À corps et à flots
Le collectif Notre Cairn, fédéré autour d’anciens élèves de l’École du TNS, se lance dans une tournée estivale et fluviale à bord d’une péniche avec sa première création, Sur la grand-route de Tchekhov.
Une première pierre lancée avec fougue. L’acte fondateur d’une compagnie revendiquant la notion de collectif artistique depuis sa création. Sur la grand-route est de ces contes sombres qui vous empoignent. Dans la taverne dépeinte par Anton Tchekhov, vagabonds, brigands et voyageurs se réfugient d’un orage grondant au dehors. Il y a là Bortsov, riche propriétaire terrien du coin qui a bu toute sa fortune depuis le départ de sa femme, un commis voyageur, un couple de pèlerins de passage et Mérik, rodeur à tête d’ours, empêcheur de siroter en rond. Dans l’espace tout en longueur de leur péniche, un mur blanc défraichi entoure comédiens et spectateurs, renforçant le sentiment d’enfermement de la pièce. « Nous jouons sur un mètre cinquante de large et douze de long. La proximité avec le public, que nous considérons comme des réfugiés à nos côtés, est incroyable », confie Charles Zévaco, metteur en scène de ce premier projet se déployant avec audace au fil des canaux et des rives du Rhin.

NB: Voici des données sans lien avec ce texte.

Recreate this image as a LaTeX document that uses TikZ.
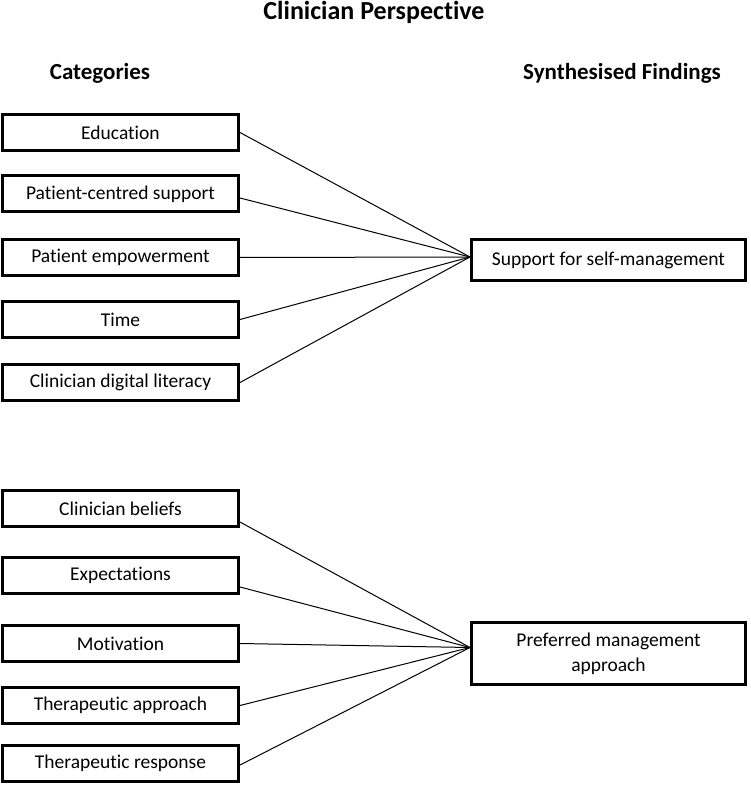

Un premier jet en 2011 avait vu toute l’équipe embarquer plusieurs semaines sur Adélaïde, péniche-théâtre au plafond bas et au roulis permanent, pour partager une étape de travail et une vie commune à bord. La dizaine d’anciens élèves[1. Issus du groupe 39, diplômé en 2011, ces comédiens, metteurs en scène, scénographes, costumiers et régisseurs ont ancré la compagnie Notre Cairn en Alsace] de l’École du Théâtre national de Strasbourg composant Notre Cairn s’est lancée, mue par « l’envie de faire entendre des textes, de donner à voir des corps et d’aller à la rencontre d’un public » à la manière du théâtre populaire itinérant des “Cadets” du TNS dans les années 1950. La nuit qu’ils proposent de vivre avec eux (même si le spectacle ne dure qu’1h25) nous plonge dans un état de veille, entre chien et loup, au cœur d’un squat-refuge rempli de marginaux arborant des looks underground fait de récup’ et d’accumulation de couches de frusques superposées. On y a la descente facile, le spleen sévère, l’envie d’en découdre pour un rien et celle de se fuir soi-même. L’irruption de la responsable des tourments de Bortsov précipitera tout, les masques tombant et les âmes se révélant dans tout leur éclat aux obscurs reflets.